In recent years reaching ‘net-zero’ has become a political rallying point frequently cited as a key step towards minimizing climate change. Many nations have promised to reach net-zero in the coming decades. In simple terms, “net zero means we are not adding new emissions to the atmosphere. Emissions will continue, but will be balanced by absorbing an equivalent amount from the atmosphere” [2]. In this way, the need to both reduce and remove emissions is imperative. 

Accounting for more than two-thirds of global greenhouse gas emissions, reducing emissions from the energy sector is a critical step in the fight against climate change [3]. This involves investing in clean energy, replacing coal with renewable energy sources, wide scale adoption of electric vehicles (also powered by renewable energy) and reducing our consumption of meat.

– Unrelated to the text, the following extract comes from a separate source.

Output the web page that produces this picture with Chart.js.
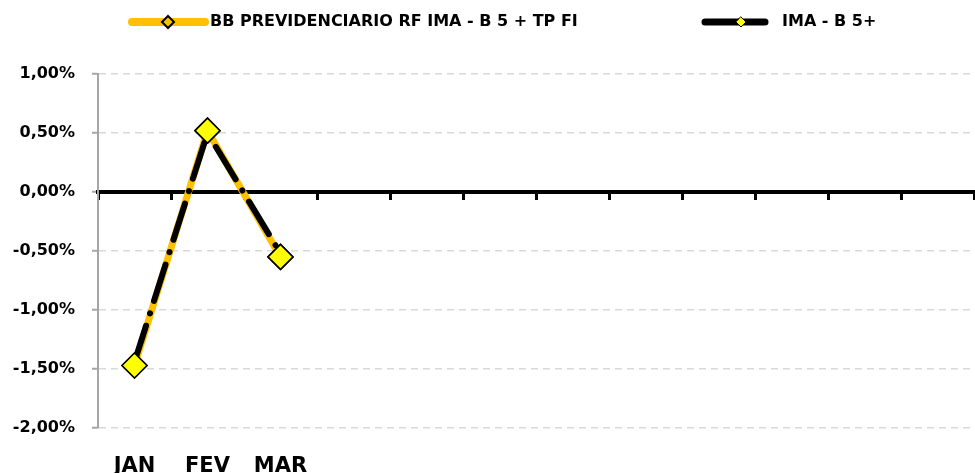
<!DOCTYPE html>
<html>
<head>
<meta charset="utf-8">
<script src="https://cdn.jsdelivr.net/npm/chart.js@4.4.1/dist/chart.umd.min.js"></script>
<style>
    html, body { margin: 0; padding: 0; background: #fff; overflow: hidden; }
    canvas { display: block; }
</style>
</head>
<body>
<canvas id="chart" width="975" height="473"></canvas>
<script>
// Chart data (monthly return, %)
const months = ['JAN', 'FEV', 'MAR', 'ABR', 'MAI', 'JUN', 'JUL', 'AGO', 'SET', 'OUT', 'NOV', 'DEZ'];
const fundLabel = 'BB PREVIDENCIARIO RF IMA - B 5 + TP FI';
const indexLabel = 'IMA - B 5+';
const fundValues = [-1.47, 0.52, -0.55];
const indexValues = [-1.44, 0.50, -0.52];
const yTicks = [-2, -1.5, -1, -0.5, 0, 0.5, 1];

const FONT = '"DejaVu Sans"';
const ORANGE = '#FFC000';
const YELLOW = '#FFFF00';

function fmt(v) {
    return v.toFixed(2).replace('.', ',') + '%';
}

// Legend drawn at the top (line sample + marker)
const legendPlugin = {
    id: 'topLegend',
    afterDraw(chart) {
        const ctx = chart.ctx;
        const y = 22;
        const items = [
            { x1: 132, x2: 205, mx: 168, color: ORANGE, width: 8, fill: ORANGE, r: 6, stroke: 2, tx: 210, text: fundLabel },
            { x1: 705, x2: 765, mx: 741, color: '#000', width: 7, fill: YELLOW, r: 5, stroke: 1, tx: 782, text: indexLabel }
        ];
        ctx.save();
        items.forEach(it => {
            ctx.beginPath();
            ctx.lineCap = 'round';
            ctx.strokeStyle = it.color;
            ctx.lineWidth = it.width;
            ctx.moveTo(it.x1, y);
            ctx.lineTo(it.x2, y);
            ctx.stroke();

            ctx.beginPath();
            ctx.moveTo(it.mx, y - it.r);
            ctx.lineTo(it.mx + it.r, y);
            ctx.lineTo(it.mx, y + it.r);
            ctx.lineTo(it.mx - it.r, y);
            ctx.closePath();
            ctx.fillStyle = it.fill;
            ctx.fill();
            ctx.lineWidth = it.stroke;
            ctx.strokeStyle = '#000';
            ctx.stroke();

            ctx.fillStyle = '#000';
            ctx.font = 'bold 16px ' + FONT;
            ctx.textAlign = 'left';
            ctx.textBaseline = 'middle';
            ctx.fillText(it.text, it.tx, y);
        });
        ctx.restore();
    }
};

// Fund markers sit on top of both lines
const markersOnTop = {
    id: 'markersOnTop',
    afterDatasetsDraw(chart) {
        const meta = chart.getDatasetMeta(0);
        meta.data.forEach(p => p.draw(chart.ctx, chart.chartArea));
    }
};

const ctx = document.getElementById('chart').getContext('2d');
new Chart(ctx, {
    type: 'line',
    data: {
        labels: months,
        datasets: [{
            label: fundLabel,
            data: fundValues,
            borderColor: ORANGE,
            borderWidth: 7,
            pointStyle: 'rectRot',
            pointRadius: 12.5,
            pointBackgroundColor: YELLOW,
            pointBorderColor: '#000',
            pointBorderWidth: 1.5,
            order: 2
        }, {
            label: indexLabel,
            data: indexValues,
            borderColor: '#000',
            borderWidth: 6,
            borderDash: [38, 13, 0.1, 13],
            borderCapStyle: 'round',
            pointStyle: 'rectRot',
            pointRadius: 5,
            pointBackgroundColor: YELLOW,
            pointBorderColor: '#000',
            pointBorderWidth: 1,
            order: 1
        }]
    },
    options: {
        responsive: false,
        animation: false,
        layout: {
            autoPadding: false,
            padding: { top: 74, right: 1, bottom: 0, left: 0 }
        },
        plugins: {
            legend: { display: false },
            tooltip: { enabled: false }
        },
        scales: {
            x: {
                offset: true,
                grid: { display: false },
                border: { display: false },
                ticks: {
                    autoSkip: false,
                    maxRotation: 0,
                    padding: 18,
                    color: '#000',
                    font: { family: FONT, size: 21, weight: 'bold' },
                    callback: function(v, i) {
                        return i < fundValues.length ? months[i] : '';
                    }
                },
                afterFit: s => { s.height = 45; }
            },
            x2: {
                type: 'category',
                labels: months,
                position: { y: 0 },
                offset: true,
                grid: {
                    offset: true,
                    drawOnChartArea: false,
                    tickLength: 6,
                    tickWidth: 3,
                    tickColor: '#000'
                },
                border: { color: '#000', width: 4 },
                ticks: { display: false }
            },
            y: {
                min: -2,
                max: 1,
                afterBuildTicks: s => { s.ticks = yTicks.map(v => ({ value: v })); },
                afterFit: s => { s.width = 98; },
                border: { color: '#A6A6A6', width: 2, dash: [7, 5] },
                grid: {
                    color: ctx => ctx.tick && ctx.tick.value === 0 ? '#000' : '#D9D9D9',
                    lineWidth: 1.5,
                    tickLength: 6,
                    tickColor: '#A6A6A6',
                    tickBorderDash: [],
                    tickWidth: 2
                },
                ticks: {
                    padding: 17,
                    color: '#000',
                    font: { family: FONT, size: 16, weight: 'bold' },
                    callback: v => fmt(v)
                }
            }
        }
    },
    plugins: [legendPlugin, markersOnTop]
});
</script>
</body>
</html>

Removing carbon from the atmosphere, on the other hand, primarily involves carbon capture. A number of technological innovations have been developed to capture CO2 from the point of emission (e.g. industrial facilities that use fossil fuels) or directly from the atmosphere. Despite advances in carbon capture technology, nature provides us with one of the best methods of removing carbon – “forests, peat bogs, mangroves, soil and even underground seaweed forests …  are all highly efficient at absorbing carbon,” [4] which is why widespread deforestation has such a detrimental environmental effect. 

In supporting efforts to develop and/or improve alternative sources of energy, capture carbon and reduce super pollutants, Clean Air Task Force is working on the front lines of climate change mitigation.